## Start Supplied information

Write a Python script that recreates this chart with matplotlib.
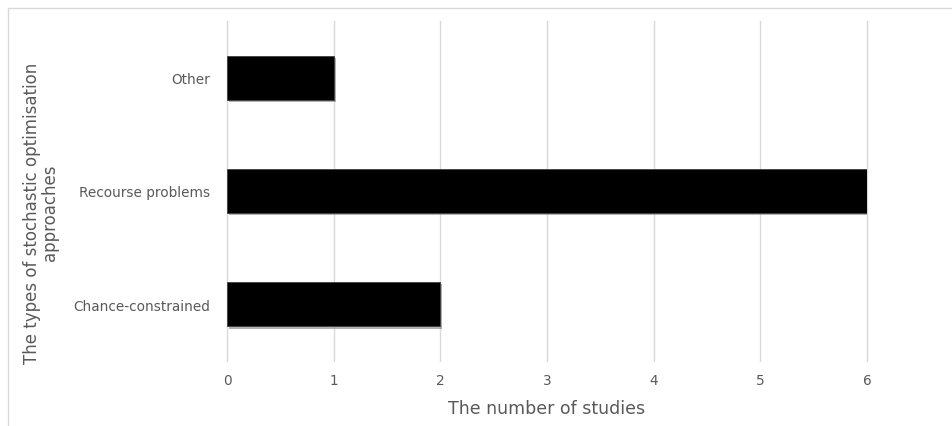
import matplotlib
matplotlib.use("Agg")
import matplotlib.pyplot as plt
import matplotlib.patheffects as pe
from matplotlib.patches import Rectangle

# data
approaches = ["Chance-constrained", "Recourse problems", "Other"]
studies = [2, 6, 1]
x_ticks = [0, 1, 2, 3, 4, 5, 6]

grey = "#595959"
plt.rcParams["font.family"] = ["DejaVu Sans"]

fig = plt.figure(figsize=(9.52, 4.27), dpi=100)
ax = fig.add_axes([227 / 952, 65 / 427, 640 / 952, 340 / 427])

# outer chart frame (only top/left visible in the crop)
fig.patches.append(Rectangle((8 / 952, -0.1), 1.2, (427 - 9) / 427 + 0.1,
                             transform=fig.transFigure, fill=False,
                             edgecolor="#d9d9d9", linewidth=1))

bars = ax.barh(range(len(approaches)), studies, height=0.39,
               color="black", edgecolor="#404040", linewidth=0.6, zorder=3)
for b in bars:
    b.set_path_effects([pe.SimplePatchShadow(offset=(1.5, -1.5),
                                             shadow_rgbFace="#7f7f7f", alpha=0.6),
                        pe.Normal()])

ax.set_xlim(0, 6)
ax.set_ylim(-0.5, 2.5)
ax.set_xticks(x_ticks)
ax.set_yticks(range(len(approaches)))
ax.set_yticklabels(approaches)
# vertical gridlines, unclipped so the one at 6 shows fully
for t in x_ticks:
    ax.axvline(t, color="#d9d9d9", linewidth=1, zorder=0, clip_on=False)
ax.tick_params(length=0, labelsize=9.8, colors=grey)
ax.tick_params(axis="x", pad=9)
ax.tick_params(axis="y", pad=12)
for s in ax.spines.values():
    s.set_visible(False)

ax.set_xlabel("The number of studies", fontsize=12.5, color=grey, labelpad=8)
fig.text(41 / 952, 1 - 213 / 427, "The types of stochastic optimisation\napproaches",
         rotation=90, ha="center", va="center", fontsize=12, color=grey,
         linespacing=1.0)

fig.savefig("out.png", dpi=100)
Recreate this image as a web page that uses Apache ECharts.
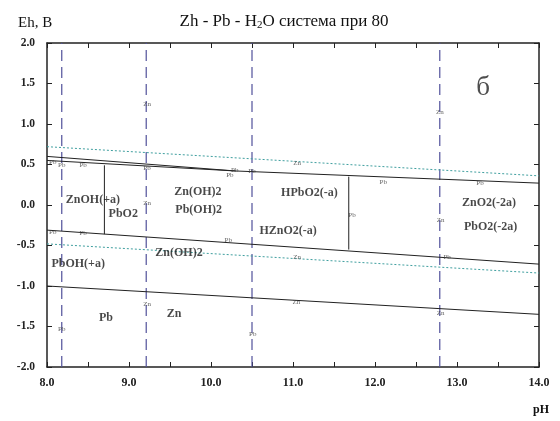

## End Supplied information

**Written exercise**
The images in the entries above should be left out; please reproduce exactly the lines from the first through the one containing "s.set_visible(False)".

**Answer for the task**
Write a Python script that recreates this chart with matplotlib.
import matplotlib
matplotlib.use("Agg")
import matplotlib.pyplot as plt
import matplotlib.patheffects as pe
from matplotlib.patches import Rectangle

# data
approaches = ["Chance-constrained", "Recourse problems", "Other"]
studies = [2, 6, 1]
x_ticks = [0, 1, 2, 3, 4, 5, 6]

grey = "#595959"
plt.rcParams["font.family"] = ["DejaVu Sans"]

fig = plt.figure(figsize=(9.52, 4.27), dpi=100)
ax = fig.add_axes([227 / 952, 65 / 427, 640 / 952, 340 / 427])

# outer chart frame (only top/left visible in the crop)
fig.patches.append(Rectangle((8 / 952, -0.1), 1.2, (427 - 9) / 427 + 0.1,
                             transform=fig.transFigure, fill=False,
                             edgecolor="#d9d9d9", linewidth=1))

bars = ax.barh(range(len(approaches)), studies, height=0.39,
               color="black", edgecolor="#404040", linewidth=0.6, zorder=3)
for b in bars:
    b.set_path_effects([pe.SimplePatchShadow(offset=(1.5, -1.5),
                                             shadow_rgbFace="#7f7f7f", alpha=0.6),
                        pe.Normal()])

ax.set_xlim(0, 6)
ax.set_ylim(-0.5, 2.5)
ax.set_xticks(x_ticks)
ax.set_yticks(range(len(approaches)))
ax.set_yticklabels(approaches)
# vertical gridlines, unclipped so the one at 6 shows fully
for t in x_ticks:
    ax.axvline(t, color="#d9d9d9", linewidth=1, zorder=0, clip_on=False)
ax.tick_params(length=0, labelsize=9.8, colors=grey)
ax.tick_params(axis="x", pad=9)
ax.tick_params(axis="y", pad=12)
for s in ax.spines.values():
    s.set_visible(False)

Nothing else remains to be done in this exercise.